Music. Food. Dancing. Heritage. You know about how to celebrate Cinco de Mayo (if not, read here), but do you know why May 5 is a significant date in not only Mexican history, but United States history and perhaps even the history of the world?
It’s not Mexico’s Independence Day (that’s September 16). It’s not a federal holiday in Mexico. In fact, the holiday is celebrated more by Mexican-Americans than in Mexico itself (but it is celebrated in one Mexican region), and the first Cinco de Mayo celebration is believed to have been held in California in the mid-1860s.
“It’s very similar to how Irish-Americans celebrate St. Patrick’s Day,” Jody Agius Vallejo, a sociology professor at the University of Southern California, told the Associated Press. “One way they can honor their ethnicity is to celebrate this day, even when most don’t know why.”
It all started in the 1860s. France was considered to have one of the premier military outfits in the world at the time, and Napoleon III was looking to expand the French empire and collect debts from Mexico. So he sent his troops toward Mexico City to overthrow the democratically elected leader, President Benito Juárez (they didn’t make it). Why this push by the French? Because Abraham Lincoln was busy fighting the Confederacy in the Civil War, and France had plans to install a Mexican monarchy and team up with the South in the Civil War.
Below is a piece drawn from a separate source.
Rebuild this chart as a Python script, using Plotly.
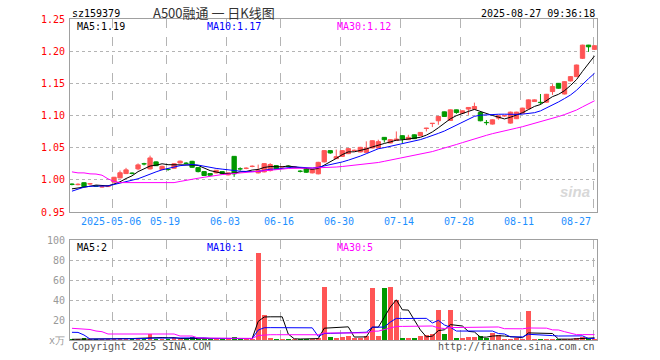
import plotly.graph_objects as go
import pandas as pd
import numpy as np

# ---------------- data ----------------
tick_idx = [7, 16, 26, 35, 45, 55, 65, 75, 87]
tick_labels = ["2025-05-06", "05-19", "06-03", "06-16", "06-30", "07-14", "07-28", "08-11", "08-27"]

open_ = [0.9935, 0.9925, 0.9955, 0.9935, 0.9905, 0.9888, 0.9895, 0.9965, 1.0030, 1.0097,
         1.0105, 1.0170, 1.0250, 1.0170, 1.0279, 1.0160, 1.0165, 1.0180, 1.0262, 1.0260,
         1.0288, 1.0190, 1.0128, 1.0098, 1.0108, 1.0128, 1.0077, 1.0365, 1.0172, 1.0178,
         1.0208, 1.0108, 1.0124, 1.0144, 1.0221, 1.0200, 1.0212, 1.0198, 1.0135, 1.0170,
         1.0108, 1.0093, 1.0279, 1.0454, 1.0330, 1.0365, 1.0407, 1.0455, 1.0433, 1.0427,
         1.0495, 1.0495, 1.0660, 1.0573, 1.0613, 1.0686, 1.0624, 1.0700, 1.0686, 1.0798,
         1.0875, 1.0918, 1.1057, 1.0923, 1.1088, 1.1037, 1.1100, 1.1100, 1.1046, 1.0892,
         1.0867, 1.0960, 1.0993, 1.0882, 1.0950, 1.1037, 1.1104, 1.1217, 1.1205, 1.1207,
         1.1372, 1.1500, 1.1334, 1.1537, 1.1604, 1.1889, 1.2094, 1.2028]
high = [0.9945, 0.9945, 0.9960, 0.9950, 0.9910, 0.9900, 0.9915, 1.0045, 1.0145, 1.0186,
        1.0115, 1.0255, 1.0265, 1.0376, 1.0285, 1.0220, 1.0175, 1.0260, 1.0300, 1.0275,
        1.0295, 1.0195, 1.0130, 1.0100, 1.0150, 1.0130, 1.0110, 1.0365, 1.0195, 1.0195,
        1.0225, 1.0237, 1.0260, 1.0260, 1.0225, 1.0215, 1.0225, 1.0215, 1.0150, 1.0175,
        1.0165, 1.0280, 1.0460, 1.0458, 1.0470, 1.0460, 1.0490, 1.0470, 1.0512, 1.0598,
        1.0612, 1.0624, 1.0662, 1.0630, 1.0752, 1.0690, 1.0700, 1.0705, 1.0742, 1.0808,
        1.0883, 1.0990, 1.1060, 1.1092, 1.1090, 1.1078, 1.1128, 1.1200, 1.1050, 1.0930,
        1.0938, 1.0998, 1.1008, 1.1060, 1.1058, 1.1120, 1.1248, 1.1248, 1.1334, 1.1335,
        1.1486, 1.1505, 1.1530, 1.1610, 1.1790, 1.2100, 1.2098, 1.2090]
low = [0.9915, 0.9915, 0.9890, 0.9925, 0.9890, 0.9880, 0.9890, 0.9955, 1.0025, 1.0090,
       1.0085, 1.0150, 1.0225, 1.0160, 1.0215, 1.0150, 1.0140, 1.0175, 1.0255, 1.0245,
       1.0185, 1.0115, 1.0060, 1.0065, 1.0100, 1.0095, 1.0070, 1.0046, 1.0140, 1.0165,
       1.0195, 1.0100, 1.0115, 1.0130, 1.0165, 1.0195, 1.0195, 1.0185, 1.0115, 1.0110,
       1.0100, 1.0085, 1.0270, 1.0405, 1.0325, 1.0355, 1.0400, 1.0445, 1.0428, 1.0420,
       1.0490, 1.0490, 1.0580, 1.0568, 1.0608, 1.0573, 1.0620, 1.0635, 1.0680, 1.0752,
       1.0820, 1.0856, 1.0980, 1.0918, 1.1026, 1.1030, 1.1010, 1.1095, 1.0910, 1.0850,
       1.0860, 1.0935, 1.0980, 1.0875, 1.0945, 1.1030, 1.1100, 1.1212, 1.1170, 1.1200,
       1.1320, 1.1420, 1.1328, 1.1530, 1.1600, 1.1880, 1.1990, 1.2020]
close = [0.9927, 0.9932, 0.9895, 0.9940, 0.9898, 0.9893, 0.9905, 1.0040, 1.0110, 1.0155,
         1.0100, 1.0232, 1.0246, 1.0340, 1.0220, 1.0210, 1.0160, 1.0250, 1.0290, 1.0255,
         1.0195, 1.0128, 1.0067, 1.0071, 1.0149, 1.0098, 1.0108, 1.0093, 1.0168, 1.0182,
         1.0212, 1.0149, 1.0252, 1.0237, 1.0170, 1.0205, 1.0210, 1.0202, 1.0132, 1.0118,
         1.0160, 1.0272, 1.0454, 1.0418, 1.0360, 1.0454, 1.0485, 1.0460, 1.0505, 1.0495,
         1.0608, 1.0593, 1.0624, 1.0624, 1.0634, 1.0635, 1.0660, 1.0640, 1.0737, 1.0805,
         1.0880, 1.0985, 1.0985, 1.1088, 1.1047, 1.1073, 1.1125, 1.1140, 1.0918, 1.0888,
         1.0933, 1.0995, 1.0997, 1.1052, 1.1052, 1.1115, 1.1243, 1.1243, 1.1200, 1.1330,
         1.1450, 1.1424, 1.1526, 1.1604, 1.1785, 1.2094, 1.2068, 1.2084]
volume = [1.0, 1.2, 1.7, 1.0, 0.8, 0.8, 1.0, 1.5, 2.3, 1.5,
          1.0, 2.3, 1.2, 6.0, 1.5, 1.5, 1.0, 2.0, 1.5, 1.2,
          3.3, 2.0, 1.5, 1.0, 1.5, 1.0, 1.2, 3.0, 1.0, 1.0,
          1.0, 87.0, 25.0, 2.0, 1.0, 1.0, 1.0, 1.0, 1.0, 1.2,
          1.5, 2.3, 53.0, 3.0, 2.3, 3.5, 4.0, 2.0, 2.0, 4.0,
          52.0, 4.0, 52.0, 53.0, 40.0, 2.0, 2.5, 2.0, 4.0, 5.0,
          6.0, 30.0, 6.0, 30.0, 2.0, 2.0, 3.0, 3.3, 4.0, 2.0,
          7.3, 5.0, 1.5, 1.5, 2.0, 1.5, 29.0, 1.5, 0.6, 0.8,
          0.6, 0.8, 0.6, 1.5, 2.5, 3.5, 2.0, 1.5]

# moving-average values before a full window exists
ma5_head = [0.986, 0.987, 0.989, 0.990]
ma10_head = [0.9824, 0.986, 0.9886, 0.990, 0.990, 0.990, 0.9905, 0.9927, 0.995]
ma30_head = [1.0124, 1.0108, 1.0108, 1.0093, 1.0090, 1.0072, 1.0015, 0.9975, 0.9957, 0.9957,
             0.9957, 0.9957, 0.9957, 0.9957, 0.9957, 0.9957, 0.9957, 0.9957, 0.9975, 0.9995,
             1.0005, 1.0025, 1.0040, 1.0056, 1.0070, 1.0082, 1.0090, 1.0098, 1.0105]
vma5_head = [0.7, 0.7, 0.7, 0.7]
vma10_head = [7.7, 7.6, 5.0, 1.0, 1.0, 1.0, 1.0, 1.0, 1.0]
vma30_head = [11.7, 11.5, 10.7, 10.5, 9.0, 8.3, 6.0, 6.0, 6.0, 6.0,
              6.0, 6.0, 6.0, 6.0, 6.0, 6.0, 6.0, 6.0, 4.0, 4.0,
              4.0, 2.0, 2.0, 2.0, 2.0, 2.0, 2.0, 2.0, 2.0]

price_ticks = [0.95, 1.00, 1.05, 1.10, 1.15, 1.20, 1.25]
vol_ticks = [0, 20, 40, 60, 80, 100]
vol_tick_text = ["x万", "20", "40", "60", "80", "100"]

# ---------------- styles ----------------
RED = "#FF5555"
GREEN = "#009900"
MA_COLORS = ["#000000", "#0000FF", "#FF00FF"]
BORDER = "#A0A0A0"
GRID = "#B4B4B4"
MONO = "DejaVu Sans Mono, Liberation Mono, monospace"

# page body margin is removed (post_script), so figure pixels == window pixels
FW, FH = 660, 360
PL, PR, PT, PB = 70, 597, 19, 340          # plot area on screen
L, T = PL, PT
R = FW - PR
B = FH - PB
PW, PH = PR - PL, PB - PT


def px_x(sx):
    return (sx - PL) / PW


def px_y(sy):
    return (PB - sy) / PH


def ma(values, n, head):
    s = pd.Series(values, dtype=float).rolling(n).mean().to_numpy()
    s[: n - 1] = head
    return s


idx = np.arange(len(close))
o = np.array(open_)
c = np.array(close)
up = c >= o
colors = [RED if u else GREEN for u in up]

fig = go.Figure()

# wicks
for flag, col in [(True, RED), (False, GREEN)]:
    xs, ys = [], []
    for i in idx[up == flag]:
        xs += [i, i, None]
        ys += [low[i], high[i], None]
    fig.add_trace(go.Scatter(x=xs, y=ys, mode="lines", line=dict(color=col, width=1),
                             xaxis="x", yaxis="y", hoverinfo="skip", showlegend=False))

# bodies
fig.add_trace(go.Bar(x=idx, y=np.abs(c - o), base=np.minimum(o, c),
                     marker=dict(color=colors, line=dict(color=colors, width=1)),
                     width=0.72, xaxis="x", yaxis="y", hoverinfo="skip", showlegend=False))

# price MAs
for n, head, col in [(5, ma5_head, MA_COLORS[0]), (10, ma10_head, MA_COLORS[1]), (30, ma30_head, MA_COLORS[2])]:
    fig.add_trace(go.Scatter(x=idx, y=ma(close, n, head), mode="lines",
                             line=dict(color=col, width=1), xaxis="x", yaxis="y",
                             hoverinfo="skip", showlegend=False))

# volume bars
fig.add_trace(go.Bar(x=idx, y=volume, marker=dict(color=colors, line=dict(width=0)),
                     width=0.8, xaxis="x2", yaxis="y2", hoverinfo="skip", showlegend=False))
for n, head, col in [(5, vma5_head, MA_COLORS[0]), (10, vma10_head, MA_COLORS[1]), (30, vma30_head, MA_COLORS[2])]:
    fig.add_trace(go.Scatter(x=idx, y=ma(volume, n, head), mode="lines",
                             line=dict(color=col, width=1), xaxis="x2", yaxis="y2",
                             hoverinfo="skip", showlegend=False))

xr = [-0.33, 87.41]
grid_x = [t - 0.25 for t in tick_idx]
common_x = dict(range=xr, showline=True, mirror=True, linecolor=BORDER, linewidth=1,
                tickvals=grid_x, showticklabels=False, ticks="", showgrid=True,
                gridcolor=GRID, griddash="dash", gridwidth=1, zeroline=False, fixedrange=True)

price_bottom = px_y(212)
vol_top = px_y(240)

fig.update_layout(
    width=FW, height=FH, margin=dict(l=L, r=R, t=T, b=B, autoexpand=False),
    paper_bgcolor="white", plot_bgcolor="white", barmode="overlay", bargap=0,
    showlegend=False,
    xaxis=dict(anchor="y", domain=[0, 1], **common_x),
    xaxis2=dict(anchor="y2", domain=[0, 1], **common_x),
    yaxis=dict(domain=[price_bottom, 1], range=[0.95, 1.25], tickvals=price_ticks,
               ticktext=["%.2f" % v for v in price_ticks],
               tickfont=dict(family=MONO, size=10, color="#FF0000"),
               ticks="outside", ticklen=2, tickcolor="rgba(0,0,0,0)",
               showline=True, mirror=True, linecolor=BORDER, linewidth=1,
               showgrid=True, gridcolor=GRID, griddash="dot", gridwidth=1,
               zeroline=False, fixedrange=True),
    yaxis2=dict(domain=[0, vol_top], range=[0, 100], tickvals=vol_ticks, ticktext=vol_tick_text,
                tickfont=dict(family=MONO, size=10, color="#999999"),
                ticks="outside", ticklen=2, tickcolor="rgba(0,0,0,0)",
                showline=True, mirror=True, linecolor=BORDER, linewidth=1,
                showgrid=True, gridcolor=GRID, griddash="dot", gridwidth=1,
                zeroline=False, fixedrange=True),
)

ann = []


def text(sx, sy, s, color="#000000", anchor="left", size=10, family=MONO):
    ann.append(dict(x=px_x(sx), y=px_y(sy), xref="paper", yref="paper", text=s,
                    showarrow=False, xanchor=anchor, yanchor="middle",
                    font=dict(family=family, size=size, color=color)))


# header
text(70, 13, "sz159379")
text(214, 12, "A500融通 一 日K线图", color="#333333", anchor="center", size=13,
     family="Noto Sans CJK SC, sans-serif")
text(597, 13, "2025-08-27 09:36:18", anchor="right")

# MA legends (last values)
text(75, 26, "MA5:%.2f" % ma(close, 5, ma5_head)[-1], MA_COLORS[0])
text(205, 26, "MA10:%.2f" % ma(close, 10, ma10_head)[-1], MA_COLORS[1])
text(335, 26, "MA30:%.2f" % ma(close, 30, ma30_head)[-1], MA_COLORS[2])
text(75, 247, "MA5:%d" % round(ma(volume, 5, vma5_head)[-1]), MA_COLORS[0])
text(205, 247, "MA10:%d" % round(ma(volume, 10, vma10_head)[-1]), MA_COLORS[1])
text(335, 247, "MA30:%d" % round(ma(volume, 30, vma30_head)[-1]), MA_COLORS[2])

# date labels, in data coordinates of the x axis
for k, (ti, lab) in enumerate(zip(tick_idx, tick_labels)):
    last = k == len(tick_idx) - 1
    ann.append(dict(x=ti - 0.5 if not last else ti - 0.25, y=px_y(221), xref="x", yref="paper",
                    text=lab, showarrow=False, xanchor="right" if last else "center",
                    yanchor="middle", font=dict(family=MONO, size=10, color="#1E90FF")))

# footer
text(70, 346, "Copyright 2025 SINA.COM", color="#555555")
text(597, 346, "http://finance.sina.com.cn", color="#555555", anchor="right")

# watermark
text(575, 192, "<b><i>sina</i></b>", color="#D8D8D8", anchor="center", size=15,
     family="Liberation Sans, Arial, sans-serif")

fig.update_layout(annotations=ann)
fig.write_html("out.html", config={"displayModeBar": False, "staticPlot": True},
               post_script="document.body.style.margin='0px';")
The Mexican army didn’t stand much of a chance against the well-organized and well-funded French army, and the Mexicans were vastly outnumbered heading into the Battle of Puebla in 1862. The specific numbers vary, but most historians agree that the French army had anywhere from 2,000-4,000 more troops than the Mexican forces at Puebla.
But David (Mexico) beat Goliath (France) on May 5, 1862, at Puebla, and though the victory was followed with losses in subsequent battles, Puebla was a significant symbolic victory for the newly formed Mexican government and President Juárez. The win also galvanized Latinos who had moved north to California during the gold rush. But some historians argue one of the most important effects of the Mexican victory was the impact it had on America’s Civil War.
President Lincoln appeared to stay neutral in the war between France and Mexico, hoping to avoid the French teaming up with the South in the Civil War, and his gamble paid off. The loss prevented France from helping supply the Confederacy for a year, allowing the Union to bulk up their army for the fight against the South. And roughly 14 months after the Battle of Puebla, the North smashed the South at the Battle of Gettysburg, which eventually led to the Union’s victory in the Civil War.With an estimated 34 million (and growing) Americans either from Mexico or with Mexican descent, it’s no wonder the holiday has become so popular, with many cities, from Los Angeles to Minneapolis to New York, holding huge cultural celebrations.
So, without the crucial Mexican victory at Puebla, the U.S. might not look entirely different, and Mexican-Americans and all people across the U.S. wouldn’t have a reason to enjoy parades, festivals, celebrate Mexican heritage, and enjoy the wonderful “melting pot” of America on Cinco de Mayo!